** Source material **
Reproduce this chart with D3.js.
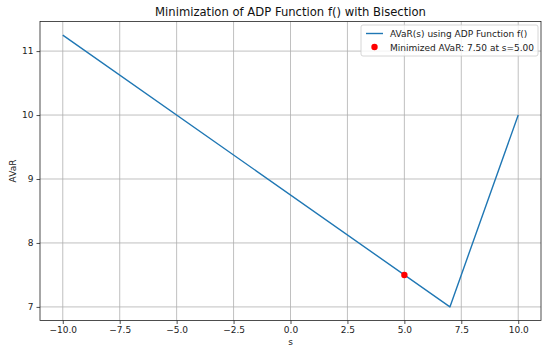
<!DOCTYPE html>
<html>
<head>
<meta charset="utf-8">
<script src="https://cdn.jsdelivr.net/npm/d3@7"></script>
<style>
  html, body { margin: 0; padding: 0; background: #fff; }
  svg { display: block; font-family: "DejaVu Sans", sans-serif; }
</style>
</head>
<body>
<svg id="chart" width="542" height="349"></svg>
<script>
// AVaR curve evaluated over s (piecewise linear, kink at s = 7)
const sValues = [-10, 7, 10];
const avarValues = [11.25, 7.0, 10.0];

// Minimum found by bisection
const minS = [5.0];
const minAvar = [7.5];

const xTicks = [-10, -7.5, -5, -2.5, 0, 2.5, 5, 7.5, 10];
const yTicks = [7, 8, 9, 10, 11];

const titleText = "Minimization of ADP Function f() with Bisection";
const xLabel = "s";
const yLabel = "AVaR";
const lineLabel = "AVaR(s) using ADP Function f()";
const pointLabel = "Minimized AVaR: 7.50 at s=5.00";

const W = 542, H = 349;
const plot = { left: 40, right: 541, top: 21.5, bottom: 320.5 };
const FS = 9;

const svg = d3.select("#chart");

const xExt = d3.extent(sValues);
const xPad = (xExt[1] - xExt[0]) * 0.05;
const yExt = d3.extent(avarValues.concat(minAvar));
const yPad = (yExt[1] - yExt[0]) * 0.05;

const x = d3.scaleLinear()
  .domain([xExt[0] - xPad, xExt[1] + xPad])
  .range([plot.left, plot.right]);
const y = d3.scaleLinear()
  .domain([yExt[0] - yPad, yExt[1] + yPad])
  .range([plot.bottom, plot.top]);

const fmtX = v => d3.format(".1f")(v).replace("-", "\u2212");

// grid
const grid = svg.append("g").attr("stroke", "#b0b0b0").attr("stroke-width", 0.8);
xTicks.forEach(t => grid.append("line")
  .attr("x1", x(t)).attr("x2", x(t))
  .attr("y1", plot.top).attr("y2", plot.bottom));
yTicks.forEach(t => grid.append("line")
  .attr("x1", plot.left).attr("x2", plot.right)
  .attr("y1", y(t)).attr("y2", y(t)));

// axes
const xAxis = svg.append("g")
  .attr("transform", `translate(0,${plot.bottom})`)
  .call(d3.axisBottom(x).tickValues(xTicks).tickFormat(fmtX).tickSize(3.5).tickPadding(3));
const yAxis = svg.append("g")
  .attr("transform", `translate(${plot.left},0)`)
  .call(d3.axisLeft(y).tickValues(yTicks).tickFormat(d3.format("d")).tickSize(3.5).tickPadding(3));

[xAxis, yAxis].forEach(a => {
  a.select(".domain").remove();
  a.selectAll("text").attr("font-size", FS).attr("fill", "#222")
    .attr("font-family", "DejaVu Sans, sans-serif");
  a.selectAll(".tick line").attr("stroke", "#222").attr("stroke-width", 0.8);
});

// frame
svg.append("rect")
  .attr("x", plot.left).attr("y", plot.top)
  .attr("width", plot.right - plot.left).attr("height", plot.bottom - plot.top)
  .attr("fill", "none").attr("stroke", "#222").attr("stroke-width", 0.8);

// curve
const pts = sValues.map((s, i) => [s, avarValues[i]]);
svg.append("path")
  .datum(pts)
  .attr("fill", "none")
  .attr("stroke", "#1f77b4")
  .attr("stroke-width", 1.4)
  .attr("stroke-linejoin", "round")
  .attr("d", d3.line().x(d => x(d[0])).y(d => y(d[1])));

// minimum point
svg.selectAll("circle.min")
  .data(minS.map((s, i) => [s, minAvar[i]]))
  .join("circle")
  .attr("class", "min")
  .attr("cx", d => x(d[0])).attr("cy", d => y(d[1]))
  .attr("r", 3.2).attr("fill", "red");

// title and labels
svg.append("text")
  .attr("x", (plot.left + plot.right) / 2).attr("y", 16)
  .attr("text-anchor", "middle").attr("font-size", 11.6).attr("fill", "#111")
  .text(titleText);
svg.append("text")
  .attr("x", (plot.left + plot.right) / 2).attr("y", 345)
  .attr("text-anchor", "middle").attr("font-size", FS).attr("fill", "#222")
  .text(xLabel);
svg.append("text")
  .attr("transform", `translate(16,${(plot.top + plot.bottom) / 2}) rotate(-90)`)
  .attr("text-anchor", "middle").attr("font-size", FS).attr("fill", "#222")
  .text(yLabel);

// legend
const lg = svg.append("g").attr("transform", "translate(361,25)");
lg.append("rect")
  .attr("x", 0).attr("y", 0).attr("width", 177).attr("height", 31)
  .attr("rx", 2).attr("fill", "rgba(255,255,255,0.8)")
  .attr("stroke", "#ccc").attr("stroke-width", 0.8);
lg.append("line")
  .attr("x1", 5).attr("x2", 22).attr("y1", 8.5).attr("y2", 8.5)
  .attr("stroke", "#1f77b4").attr("stroke-width", 1.4);
lg.append("circle").attr("cx", 13.5).attr("cy", 22).attr("r", 3.2).attr("fill", "red");
lg.append("text").attr("x", 29).attr("y", 12).attr("font-size", FS).attr("fill", "#222")
  .text(lineLabel);
lg.append("text").attr("x", 29).attr("y", 25.5).attr("font-size", FS).attr("fill", "#222")
  .text(pointLabel);
</script>
</body>
</html>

** Task goal **
Copy nothing but the lines from the top of the material through the line holding "const yTicks = [7, 8, 9, 10, 11];", exactly as written; omit pictures.

** Answer for this exercise **
Reproduce this chart with D3.js.
<!DOCTYPE html>
<html>
<head>
<meta charset="utf-8">
<script src="https://cdn.jsdelivr.net/npm/d3@7"></script>
<style>
  html, body { margin: 0; padding: 0; background: #fff; }
  svg { display: block; font-family: "DejaVu Sans", sans-serif; }
</style>
</head>
<body>
<svg id="chart" width="542" height="349"></svg>
<script>
// AVaR curve evaluated over s (piecewise linear, kink at s = 7)
const sValues = [-10, 7, 10];
const avarValues = [11.25, 7.0, 10.0];

// Minimum found by bisection
const minS = [5.0];
const minAvar = [7.5];

const xTicks = [-10, -7.5, -5, -2.5, 0, 2.5, 5, 7.5, 10];
const yTicks = [7, 8, 9, 10, 11];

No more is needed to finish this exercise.